The defensive miscues should be easily correctable, according to Dillon.

“If you look at a good chunk of those goals, we kind of know whether it was d-zone coverage, or off the rush, or just communicating with one another,” he said. “Stuff that’s not like us. I think if we watched the other 70 games this year, those kind of things don’t happen.”

Of course, the defensive errors become all the more glaring when a team isn’t scoring, either. The Sharks managed just one Joe Thornton power play goal, and have just five total goals in their last five games.

That part of their game wasn’t any better against Dallas than their defense, as Kari Lehtonen had a relatively tranquil evening.

“We have a lot of guys that are going through some tough times right now and struggling to get on the scoresheet,” Logan Couture said. “We're going to need all of those guys to bring more. That's from our top guys, including myself and on down. We need to do more offensively. Score goals, and do more defensively, as well.”

They have just eight more games to figure it all out.
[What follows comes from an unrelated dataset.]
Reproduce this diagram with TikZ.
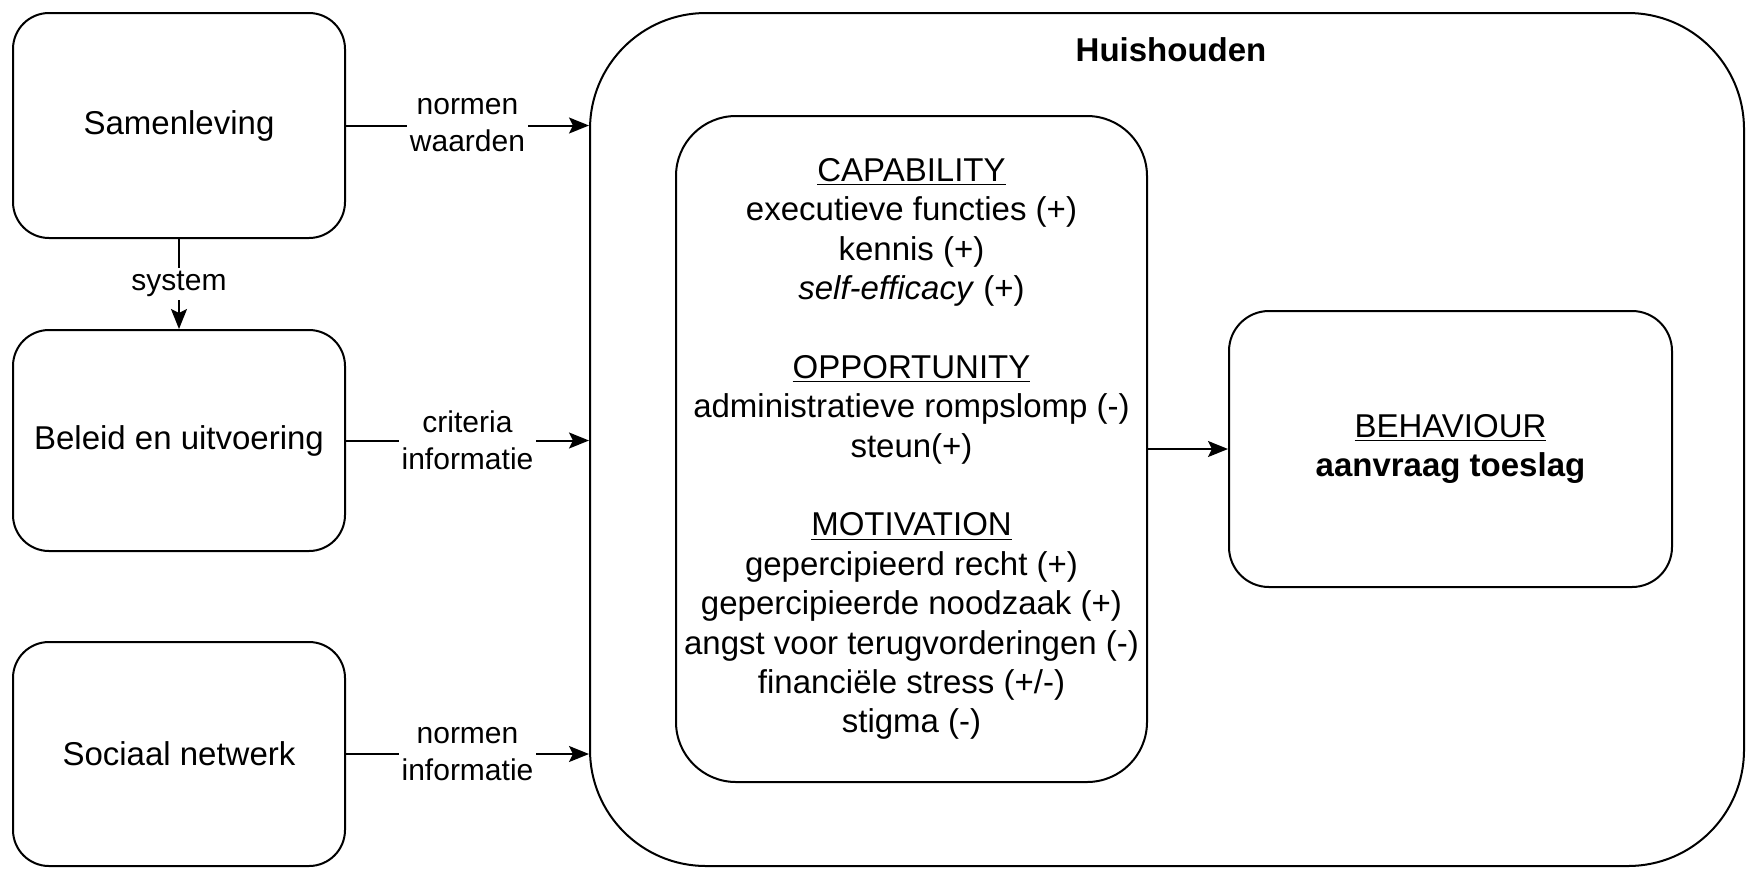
\documentclass[tikz,border=0pt]{standalone}
\usepackage{fontspec}
\setmainfont{Liberation Sans}
\usetikzlibrary{arrows.meta}
\begin{document}
\begin{tikzpicture}[x=0.5pt,y=-0.5pt,
  box/.style={draw, line width=1pt, rounded corners=18pt, minimum width=166pt, align=center,
    font=\fontsize{16.5}{19.7}\selectfont, inner sep=0pt},
  lbl/.style={fill=white, align=center, inner sep=1.5pt, font=\fontsize{15}{18.5}\selectfont},
  arr/.style={line width=1pt, -{Stealth[length=10pt,width=8pt,inset=2pt]}},
]
\useasboundingbox (0,0) rectangle (1746,869);
% outer household box
\node[draw, line width=1pt, rounded corners=58pt, minimum width=577pt, minimum height=426.5pt] (hh) at (1167,439.5) {};
\node[font=\bfseries\fontsize{16.5}{19.7}\selectfont] (hl) at (1171,50) {Huishouden};
% left boxes
\node[box, minimum height=112.5pt] (sam) at (179,125.5) {Samenleving};
\node[box, minimum height=110.5pt] (bel) at (179,440.5) {Beleid en uitvoering};
\node[box, minimum height=112pt] (soc) at (179,754) {Sociaal netwerk};
% inner COM box
\node[box, rounded corners=30pt, minimum width=235.5pt, minimum height=333pt] (com) at (911.5,449)
  {\underline{CAPABILITY}\\
   executieve functies (+)\\
   kennis (+)\\
   \textit{self-efficacy} (+)\\[19.7pt]
   \underline{OPPORTUNITY}\\
   administratieve rompslomp (-)\\
   steun(+)\\[19.7pt]
   \underline{MOTIVATION}\\
   gepercipieerd recht (+)\\
   gepercipieerde noodzaak (+)\\
   angst voor terugvorderingen (-)\\
   financiële stress (+/-)\\
   stigma (-)};
% behaviour box
\node[box, rounded corners=20pt, minimum width=221.5pt, minimum height=138pt] (beh) at (1450.5,449)
  {\underline{BEHAVIOUR}\\\textbf{aanvraag toeslag}};
% connectors
\draw[arr] (sam.east) -- node[lbl]{normen\\waarden} (sam.east -| hh.west);
\draw[arr] (sam.south) -- node[lbl]{system} (bel.north);
\draw[arr] (bel.east) -- node[lbl]{criteria\\informatie} (bel.east -| hh.west);
\draw[arr] (soc.east) -- node[lbl]{normen\\informatie} (soc.east -| hh.west);
\draw[arr] (com.east) -- (beh.west);
\end{tikzpicture}
\end{document}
“It’s not ideal, by any means,” Dillon said. “I think it’s maybe a bit of a wakeup call for us. … You can’t take a night off and you have to be emotionally invested. You’ve got to take every shift as hard as you possibly can.”

* * *

DeBoer had no update on Marc-Edouard Vlasic, who didn't play in the third period. The defenseman was seen leaving the dressing room under his own power, but looked to be walking a bit gingerly.